The third volume of Martin Roscoe's traversal of Szymanowski's piano works for Naxos containz less striking music overall than the two previous volumes in this invaluable series, but is still a valuable release. Other pianists have perhaps taken a slightly more impressionistic approach and focused more on the shimmering atmospheres of the music, but Roscoe - while in no way eschewing the fantasy or magic of the music - more than makes up for it by boldness and sweep.
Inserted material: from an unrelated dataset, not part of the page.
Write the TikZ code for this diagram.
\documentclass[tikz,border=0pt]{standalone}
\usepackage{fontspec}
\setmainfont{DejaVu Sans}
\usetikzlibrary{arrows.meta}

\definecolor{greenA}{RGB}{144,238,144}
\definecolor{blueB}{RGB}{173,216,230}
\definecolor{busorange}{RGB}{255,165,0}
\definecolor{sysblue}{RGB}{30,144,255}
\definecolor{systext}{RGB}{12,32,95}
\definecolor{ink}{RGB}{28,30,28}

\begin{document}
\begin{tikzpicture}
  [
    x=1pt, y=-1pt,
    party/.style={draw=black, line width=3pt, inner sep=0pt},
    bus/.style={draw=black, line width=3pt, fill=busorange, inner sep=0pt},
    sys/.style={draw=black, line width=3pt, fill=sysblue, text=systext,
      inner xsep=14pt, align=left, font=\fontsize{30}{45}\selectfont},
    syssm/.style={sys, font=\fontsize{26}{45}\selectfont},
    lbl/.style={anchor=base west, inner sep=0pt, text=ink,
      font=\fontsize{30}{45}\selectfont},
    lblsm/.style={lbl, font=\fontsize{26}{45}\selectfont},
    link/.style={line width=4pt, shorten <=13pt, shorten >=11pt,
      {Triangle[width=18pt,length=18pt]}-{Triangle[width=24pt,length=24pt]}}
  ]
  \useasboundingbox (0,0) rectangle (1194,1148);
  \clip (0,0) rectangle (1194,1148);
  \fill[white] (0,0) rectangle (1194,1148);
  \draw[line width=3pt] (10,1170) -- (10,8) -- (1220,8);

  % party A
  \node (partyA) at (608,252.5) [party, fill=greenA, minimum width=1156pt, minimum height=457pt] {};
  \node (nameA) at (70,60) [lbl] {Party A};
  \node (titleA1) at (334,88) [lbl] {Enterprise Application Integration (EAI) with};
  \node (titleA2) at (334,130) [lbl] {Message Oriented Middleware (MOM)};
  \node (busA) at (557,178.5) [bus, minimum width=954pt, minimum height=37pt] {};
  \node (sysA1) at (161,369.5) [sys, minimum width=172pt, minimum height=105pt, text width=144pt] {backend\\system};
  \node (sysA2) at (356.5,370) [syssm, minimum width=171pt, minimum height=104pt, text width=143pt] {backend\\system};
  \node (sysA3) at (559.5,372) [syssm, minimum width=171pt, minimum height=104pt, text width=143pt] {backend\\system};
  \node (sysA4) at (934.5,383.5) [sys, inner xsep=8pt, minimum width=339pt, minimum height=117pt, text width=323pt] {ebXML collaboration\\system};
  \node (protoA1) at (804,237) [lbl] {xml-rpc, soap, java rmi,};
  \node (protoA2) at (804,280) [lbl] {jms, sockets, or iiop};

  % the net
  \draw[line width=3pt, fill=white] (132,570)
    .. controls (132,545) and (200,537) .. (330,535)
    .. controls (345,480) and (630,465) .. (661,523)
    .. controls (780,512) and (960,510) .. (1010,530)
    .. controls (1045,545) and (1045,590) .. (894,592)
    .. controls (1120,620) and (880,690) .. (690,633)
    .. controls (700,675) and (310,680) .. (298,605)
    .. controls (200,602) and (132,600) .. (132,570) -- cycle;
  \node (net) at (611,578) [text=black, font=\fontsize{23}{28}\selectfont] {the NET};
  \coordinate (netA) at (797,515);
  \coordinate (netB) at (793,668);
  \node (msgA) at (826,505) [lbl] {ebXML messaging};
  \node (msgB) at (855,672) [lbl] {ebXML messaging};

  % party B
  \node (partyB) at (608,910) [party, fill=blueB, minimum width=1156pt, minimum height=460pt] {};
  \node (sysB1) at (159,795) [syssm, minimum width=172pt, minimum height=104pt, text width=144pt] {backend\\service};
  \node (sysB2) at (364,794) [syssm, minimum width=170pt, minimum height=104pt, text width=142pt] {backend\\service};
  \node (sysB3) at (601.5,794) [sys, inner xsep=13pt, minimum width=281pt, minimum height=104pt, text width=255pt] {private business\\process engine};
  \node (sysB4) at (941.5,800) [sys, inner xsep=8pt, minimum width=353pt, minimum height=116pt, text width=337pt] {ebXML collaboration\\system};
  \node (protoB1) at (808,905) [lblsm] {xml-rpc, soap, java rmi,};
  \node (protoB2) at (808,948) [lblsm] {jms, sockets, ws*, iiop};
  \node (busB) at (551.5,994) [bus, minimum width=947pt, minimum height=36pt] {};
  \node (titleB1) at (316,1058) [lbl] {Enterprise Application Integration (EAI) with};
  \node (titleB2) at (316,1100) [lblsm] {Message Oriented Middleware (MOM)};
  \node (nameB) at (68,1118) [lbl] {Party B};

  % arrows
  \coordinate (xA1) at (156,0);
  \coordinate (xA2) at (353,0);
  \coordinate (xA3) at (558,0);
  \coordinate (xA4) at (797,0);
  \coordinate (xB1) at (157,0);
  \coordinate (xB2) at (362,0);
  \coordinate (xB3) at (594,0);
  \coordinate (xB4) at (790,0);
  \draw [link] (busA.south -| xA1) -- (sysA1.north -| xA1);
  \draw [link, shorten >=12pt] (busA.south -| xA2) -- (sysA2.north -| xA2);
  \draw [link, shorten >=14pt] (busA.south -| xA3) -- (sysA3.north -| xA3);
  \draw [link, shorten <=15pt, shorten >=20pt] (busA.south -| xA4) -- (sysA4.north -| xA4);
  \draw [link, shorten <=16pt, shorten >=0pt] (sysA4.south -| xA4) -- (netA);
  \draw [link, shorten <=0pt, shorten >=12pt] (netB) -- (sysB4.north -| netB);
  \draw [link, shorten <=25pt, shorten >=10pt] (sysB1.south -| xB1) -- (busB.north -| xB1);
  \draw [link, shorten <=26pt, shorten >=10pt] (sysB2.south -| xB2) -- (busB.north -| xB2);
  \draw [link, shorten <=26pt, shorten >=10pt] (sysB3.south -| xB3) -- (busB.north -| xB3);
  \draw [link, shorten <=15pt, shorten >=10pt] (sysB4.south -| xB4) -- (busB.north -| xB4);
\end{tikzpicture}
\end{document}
He also manages to create a more variegated sound world for this music than many of his competitors.
The series (sensibly, I admit) spread his Mazurkas op. 50 over the four discs in the series - fabulous, stirring music, firmly based on folk music yet quite experimental in idiom (and sounding very little like Chopin, to which they by virtue of their format might be suspected to be indebted) - the obvious comparison is Bartok, and Szymanowski doesn't suffer from it. Roscoe's imaginative playing brings out all the quirks and kaleidoscopic range of textures in these pieces and is as convincing here as in the very different, somewhat Scriabinesque sound world of the relatively early first sonata (surely no match musically for the masterpiece that is the second sonata).
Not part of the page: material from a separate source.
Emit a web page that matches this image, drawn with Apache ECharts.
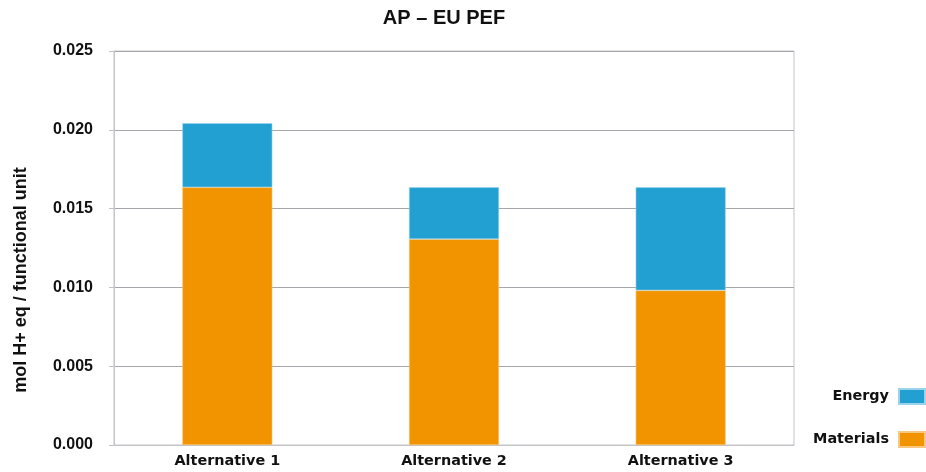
<!DOCTYPE html>
<html>
<head>
<meta charset="utf-8">
<script src="https://cdn.jsdelivr.net/npm/echarts@6/dist/echarts.min.js"></script>
<style>html,body{margin:0;padding:0;background:#fff;}#c{width:926px;height:472px;}</style>
</head>
<body>
<div id="c"></div>
<script>
var categories = ['Alternative 1', 'Alternative 2', 'Alternative 3'];
var materials = [0.01635, 0.01306, 0.00981];
var energy = [0.00407, 0.00329, 0.00654];
var yTicks = [0, 0.005, 0.010, 0.015, 0.020, 0.025];

var chart = echarts.init(document.getElementById('c'));
chart.setOption({
  animation: false,
  backgroundColor: '#fff',
  title: {
    text: 'AP \u2013 EU PEF',
    left: 439, top: 3, textAlign: 'center',
    textStyle: {fontFamily: 'Liberation Sans', fontWeight: 'bold', fontSize: 20, color: '#111'}
  },
  grid: {left: 114, right: 132, top: 51, bottom: 27, show: true, borderColor: '#c4c4c8', borderWidth: 1, containLabel: false},
  legend: {
    orient: 'vertical', right: 0, top: 388, align: 'right', itemWidth: 26, itemHeight: 15, itemGap: 26,
    padding: 0,
    data: ['Energy', 'Materials'],
    textStyle: {fontFamily: 'DejaVu Sans', fontWeight: 'bold', fontSize: 14.4, color: '#111', padding: [0, 5, 0, 0]},
    icon: 'rect'
  },
  graphic: [{
    type: 'text', rotation: Math.PI / 2, x: 21, y: 280,
    style: {text: 'mol H+ eq / functional unit', font: 'bold 18px "Liberation Sans"', fill: '#111', textAlign: 'center', textVerticalAlign: 'middle'}
  }],
  xAxis: {
    type: 'category', data: categories,
    axisLine: {lineStyle: {color: '#c4c4c8'}},
    axisTick: {show: false},
    axisLabel: {fontFamily: 'DejaVu Sans', fontWeight: 'bold', fontSize: 14.4, color: '#111', margin: 9}
  },
  yAxis: {
    type: 'value', min: 0, max: 0.025, interval: 0.005,
    axisLine: {show: true, lineStyle: {color: '#c4c4c8'}},
    axisTick: {show: true, length: 5, lineStyle: {color: '#c4c4c8'}},
    splitLine: {lineStyle: {color: '#a6a6ac', width: 1.2}},
    axisLabel: {
      fontFamily: 'Liberation Sans', fontWeight: 'bold', fontSize: 16, color: '#111', margin: 21,
      formatter: function (v) { return v.toFixed(3); }
    }
  },
  series: [
    {name: 'Materials', type: 'bar', stack: 't', data: materials, barWidth: 90,
      itemStyle: {color: '#f29400', borderColor: '#f8c880', borderWidth: 0.6}},
    {name: 'Energy', type: 'bar', stack: 't', data: energy, barWidth: 90,
      itemStyle: {color: '#22a0d2', borderColor: '#9ad3ea', borderWidth: 0.6}}
  ]
});
</script>
</body>
</html>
The Etudes op. 33 is played with flair and poetry, even though no pianist can presumably completely capture the spirit of all four of these variegated, mesmerizing works. Roscoe also makes as strong a case as possible for the less striking Polish Dances and the rather forgettable Prelude and Fugue. He is also given a very clear and natural sound with great depth and clarity. Overall, however, this is not the place to start one's exploration of Szymanowski's variegated piano output, even though it is a must for followers of the series.